** Exercise task **
Can you output, word for word, the lines between the one holding "Reproduce this chart with matplotlib." and the one holding "from matplotlib.patches import Rectangle", inclusive, leaving out any pictures?

** Records for processing **
-- begin --
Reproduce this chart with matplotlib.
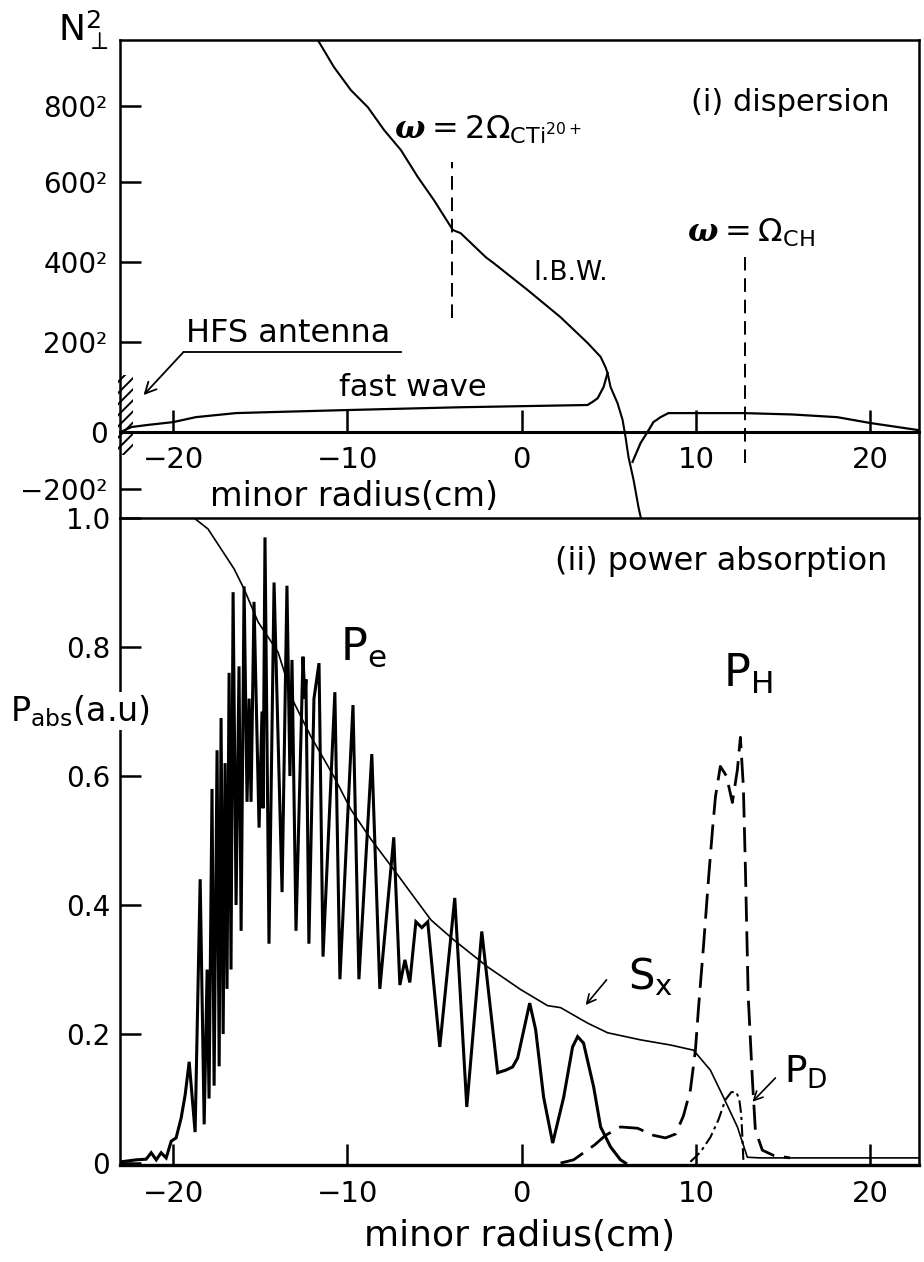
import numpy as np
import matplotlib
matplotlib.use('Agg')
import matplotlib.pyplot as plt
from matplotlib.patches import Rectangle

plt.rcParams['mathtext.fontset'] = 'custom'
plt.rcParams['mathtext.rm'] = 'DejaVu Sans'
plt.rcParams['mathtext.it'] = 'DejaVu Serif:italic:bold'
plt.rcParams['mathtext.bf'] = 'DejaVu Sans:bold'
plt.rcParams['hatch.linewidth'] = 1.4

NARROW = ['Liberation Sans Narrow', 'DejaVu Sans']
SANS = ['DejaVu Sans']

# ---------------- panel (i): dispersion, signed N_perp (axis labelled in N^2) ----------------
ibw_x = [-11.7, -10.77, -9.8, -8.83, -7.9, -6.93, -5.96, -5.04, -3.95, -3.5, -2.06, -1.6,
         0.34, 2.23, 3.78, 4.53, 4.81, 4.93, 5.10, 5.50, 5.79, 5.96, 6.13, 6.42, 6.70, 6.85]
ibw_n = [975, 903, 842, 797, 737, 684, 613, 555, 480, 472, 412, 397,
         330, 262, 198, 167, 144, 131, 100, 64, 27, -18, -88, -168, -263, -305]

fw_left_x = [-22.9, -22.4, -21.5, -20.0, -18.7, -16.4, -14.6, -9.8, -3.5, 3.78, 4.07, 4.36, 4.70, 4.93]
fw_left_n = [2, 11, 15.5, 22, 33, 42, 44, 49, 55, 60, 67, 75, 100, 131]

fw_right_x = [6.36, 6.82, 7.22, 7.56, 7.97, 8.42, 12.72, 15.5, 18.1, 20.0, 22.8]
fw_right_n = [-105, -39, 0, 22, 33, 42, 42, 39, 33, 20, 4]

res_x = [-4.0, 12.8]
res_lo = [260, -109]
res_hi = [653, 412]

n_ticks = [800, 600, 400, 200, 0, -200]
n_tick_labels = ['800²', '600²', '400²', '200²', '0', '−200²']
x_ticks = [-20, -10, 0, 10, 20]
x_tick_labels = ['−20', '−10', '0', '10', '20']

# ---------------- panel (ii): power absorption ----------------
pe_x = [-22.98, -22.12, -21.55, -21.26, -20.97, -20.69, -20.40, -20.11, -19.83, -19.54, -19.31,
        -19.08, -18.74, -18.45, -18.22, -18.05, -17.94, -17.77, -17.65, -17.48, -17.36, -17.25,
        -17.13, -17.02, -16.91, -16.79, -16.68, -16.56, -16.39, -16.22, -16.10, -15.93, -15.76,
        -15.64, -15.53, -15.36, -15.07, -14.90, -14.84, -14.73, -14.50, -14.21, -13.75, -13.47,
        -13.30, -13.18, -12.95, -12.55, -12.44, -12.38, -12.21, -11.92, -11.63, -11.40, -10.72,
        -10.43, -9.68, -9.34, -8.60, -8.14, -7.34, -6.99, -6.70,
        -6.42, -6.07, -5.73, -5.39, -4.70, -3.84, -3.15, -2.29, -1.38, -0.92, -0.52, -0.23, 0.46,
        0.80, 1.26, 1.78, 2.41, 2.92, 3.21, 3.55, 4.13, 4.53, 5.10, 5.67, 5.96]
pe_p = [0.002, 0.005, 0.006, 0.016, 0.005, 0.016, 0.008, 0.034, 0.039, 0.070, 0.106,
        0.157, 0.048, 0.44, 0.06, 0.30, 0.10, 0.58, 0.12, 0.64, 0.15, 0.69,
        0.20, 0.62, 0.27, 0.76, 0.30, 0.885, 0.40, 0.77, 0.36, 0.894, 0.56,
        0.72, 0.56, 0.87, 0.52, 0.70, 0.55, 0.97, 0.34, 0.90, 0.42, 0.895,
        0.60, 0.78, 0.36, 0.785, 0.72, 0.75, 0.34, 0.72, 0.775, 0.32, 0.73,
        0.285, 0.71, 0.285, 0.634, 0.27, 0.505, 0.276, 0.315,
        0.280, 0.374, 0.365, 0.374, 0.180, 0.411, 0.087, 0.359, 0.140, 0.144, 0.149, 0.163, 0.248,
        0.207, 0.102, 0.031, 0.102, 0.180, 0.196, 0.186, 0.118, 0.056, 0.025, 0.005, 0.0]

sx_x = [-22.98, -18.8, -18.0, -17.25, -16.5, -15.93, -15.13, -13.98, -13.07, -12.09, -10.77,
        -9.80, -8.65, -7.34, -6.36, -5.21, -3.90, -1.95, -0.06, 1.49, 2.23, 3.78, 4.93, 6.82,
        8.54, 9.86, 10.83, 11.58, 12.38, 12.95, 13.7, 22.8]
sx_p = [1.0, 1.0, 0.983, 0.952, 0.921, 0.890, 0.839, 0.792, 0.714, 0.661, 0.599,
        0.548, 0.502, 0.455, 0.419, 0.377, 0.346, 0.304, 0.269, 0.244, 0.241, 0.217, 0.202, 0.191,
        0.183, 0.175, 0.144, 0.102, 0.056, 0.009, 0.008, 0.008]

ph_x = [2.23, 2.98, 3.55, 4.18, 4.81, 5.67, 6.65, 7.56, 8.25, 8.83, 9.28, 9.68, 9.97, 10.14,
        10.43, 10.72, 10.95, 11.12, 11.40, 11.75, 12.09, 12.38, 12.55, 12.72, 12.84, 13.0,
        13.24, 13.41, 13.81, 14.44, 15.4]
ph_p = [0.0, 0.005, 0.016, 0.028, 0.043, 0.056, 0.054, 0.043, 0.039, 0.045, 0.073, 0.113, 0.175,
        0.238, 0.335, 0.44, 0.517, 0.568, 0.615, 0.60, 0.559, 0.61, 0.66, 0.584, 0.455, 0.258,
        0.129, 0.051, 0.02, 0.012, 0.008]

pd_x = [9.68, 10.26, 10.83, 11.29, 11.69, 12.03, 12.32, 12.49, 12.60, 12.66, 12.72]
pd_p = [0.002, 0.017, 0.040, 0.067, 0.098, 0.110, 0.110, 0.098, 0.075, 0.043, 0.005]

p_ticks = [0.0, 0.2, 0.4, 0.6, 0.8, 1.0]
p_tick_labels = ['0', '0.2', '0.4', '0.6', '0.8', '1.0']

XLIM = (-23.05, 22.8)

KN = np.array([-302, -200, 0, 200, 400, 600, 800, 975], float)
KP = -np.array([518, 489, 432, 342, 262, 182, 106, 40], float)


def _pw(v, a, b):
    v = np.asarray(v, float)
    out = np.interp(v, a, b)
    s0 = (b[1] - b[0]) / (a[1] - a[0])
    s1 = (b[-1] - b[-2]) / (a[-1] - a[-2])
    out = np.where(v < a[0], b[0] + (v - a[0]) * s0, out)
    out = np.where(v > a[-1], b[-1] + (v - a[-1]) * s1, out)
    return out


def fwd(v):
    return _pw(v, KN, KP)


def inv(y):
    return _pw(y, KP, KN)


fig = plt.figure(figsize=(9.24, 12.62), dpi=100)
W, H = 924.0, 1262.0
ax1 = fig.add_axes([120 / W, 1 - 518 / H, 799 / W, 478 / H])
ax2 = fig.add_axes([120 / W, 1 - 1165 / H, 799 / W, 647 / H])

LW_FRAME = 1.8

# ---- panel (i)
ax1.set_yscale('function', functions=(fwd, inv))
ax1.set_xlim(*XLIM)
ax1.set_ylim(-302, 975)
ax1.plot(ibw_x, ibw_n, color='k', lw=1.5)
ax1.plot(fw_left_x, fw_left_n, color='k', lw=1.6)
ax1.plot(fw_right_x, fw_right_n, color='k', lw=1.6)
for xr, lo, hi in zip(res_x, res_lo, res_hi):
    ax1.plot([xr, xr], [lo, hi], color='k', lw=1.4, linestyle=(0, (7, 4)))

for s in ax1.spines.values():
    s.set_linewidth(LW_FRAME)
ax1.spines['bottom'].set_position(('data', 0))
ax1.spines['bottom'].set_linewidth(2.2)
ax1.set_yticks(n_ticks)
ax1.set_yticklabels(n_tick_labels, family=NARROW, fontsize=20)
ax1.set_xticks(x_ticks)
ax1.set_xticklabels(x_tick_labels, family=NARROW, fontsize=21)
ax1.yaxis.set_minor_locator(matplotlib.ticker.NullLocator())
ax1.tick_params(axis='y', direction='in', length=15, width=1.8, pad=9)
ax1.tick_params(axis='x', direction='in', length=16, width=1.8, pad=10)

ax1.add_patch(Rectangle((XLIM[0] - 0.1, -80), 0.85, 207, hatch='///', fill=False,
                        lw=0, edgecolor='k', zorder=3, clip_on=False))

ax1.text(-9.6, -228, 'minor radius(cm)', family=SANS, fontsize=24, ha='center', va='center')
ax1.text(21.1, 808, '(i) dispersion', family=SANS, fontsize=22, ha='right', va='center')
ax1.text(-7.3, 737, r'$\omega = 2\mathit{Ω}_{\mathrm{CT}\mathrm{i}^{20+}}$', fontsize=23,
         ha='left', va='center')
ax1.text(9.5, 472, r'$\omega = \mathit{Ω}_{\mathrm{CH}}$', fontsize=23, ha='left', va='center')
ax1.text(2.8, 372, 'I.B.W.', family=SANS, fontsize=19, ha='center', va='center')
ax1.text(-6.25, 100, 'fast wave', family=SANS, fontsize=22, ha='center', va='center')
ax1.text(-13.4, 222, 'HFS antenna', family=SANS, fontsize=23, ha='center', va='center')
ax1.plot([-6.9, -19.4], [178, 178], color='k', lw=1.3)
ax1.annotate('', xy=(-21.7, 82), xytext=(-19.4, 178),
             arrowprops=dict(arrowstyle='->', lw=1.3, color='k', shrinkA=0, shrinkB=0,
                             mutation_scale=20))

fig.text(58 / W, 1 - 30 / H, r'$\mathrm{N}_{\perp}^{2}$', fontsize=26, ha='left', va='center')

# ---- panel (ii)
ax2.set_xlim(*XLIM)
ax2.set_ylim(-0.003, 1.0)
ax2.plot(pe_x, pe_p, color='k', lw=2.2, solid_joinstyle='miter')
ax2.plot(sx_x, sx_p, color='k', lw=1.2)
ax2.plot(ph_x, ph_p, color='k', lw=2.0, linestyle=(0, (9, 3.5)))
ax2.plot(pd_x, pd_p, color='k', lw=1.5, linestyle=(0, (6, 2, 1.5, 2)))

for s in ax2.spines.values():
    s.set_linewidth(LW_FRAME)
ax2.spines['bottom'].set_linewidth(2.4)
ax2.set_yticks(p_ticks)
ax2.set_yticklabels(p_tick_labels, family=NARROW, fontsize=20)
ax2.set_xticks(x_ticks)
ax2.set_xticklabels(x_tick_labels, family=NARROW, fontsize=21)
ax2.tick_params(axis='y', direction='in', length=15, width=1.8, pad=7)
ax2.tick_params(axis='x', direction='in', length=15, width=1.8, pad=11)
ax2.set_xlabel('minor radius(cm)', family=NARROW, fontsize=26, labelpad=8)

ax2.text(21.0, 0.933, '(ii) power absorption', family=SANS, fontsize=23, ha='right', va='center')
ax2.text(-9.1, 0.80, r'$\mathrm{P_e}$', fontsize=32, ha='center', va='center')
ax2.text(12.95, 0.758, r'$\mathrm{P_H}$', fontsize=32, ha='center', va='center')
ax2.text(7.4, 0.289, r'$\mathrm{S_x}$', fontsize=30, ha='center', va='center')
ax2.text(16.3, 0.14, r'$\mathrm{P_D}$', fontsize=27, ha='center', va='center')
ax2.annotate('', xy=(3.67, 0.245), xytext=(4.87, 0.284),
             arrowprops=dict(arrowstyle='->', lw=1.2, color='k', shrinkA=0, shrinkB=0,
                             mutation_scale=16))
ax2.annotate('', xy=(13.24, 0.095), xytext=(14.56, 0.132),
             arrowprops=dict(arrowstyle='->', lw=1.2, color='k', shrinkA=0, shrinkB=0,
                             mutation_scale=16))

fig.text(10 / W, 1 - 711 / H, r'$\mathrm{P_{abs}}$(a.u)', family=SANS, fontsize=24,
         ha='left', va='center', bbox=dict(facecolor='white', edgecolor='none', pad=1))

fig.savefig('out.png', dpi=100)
-- end --
-- begin --
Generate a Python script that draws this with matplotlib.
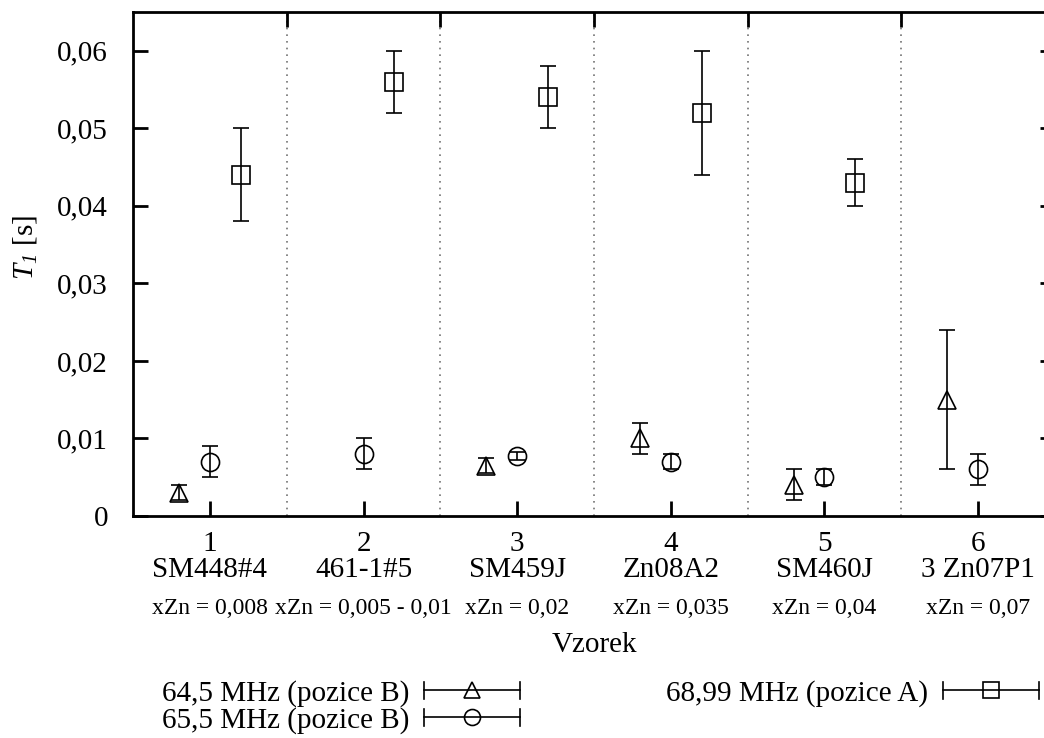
-- end --
** Task output **
Reproduce this chart with matplotlib.
import numpy as np
import matplotlib
matplotlib.use('Agg')
import matplotlib.pyplot as plt
from matplotlib.patches import Rectangle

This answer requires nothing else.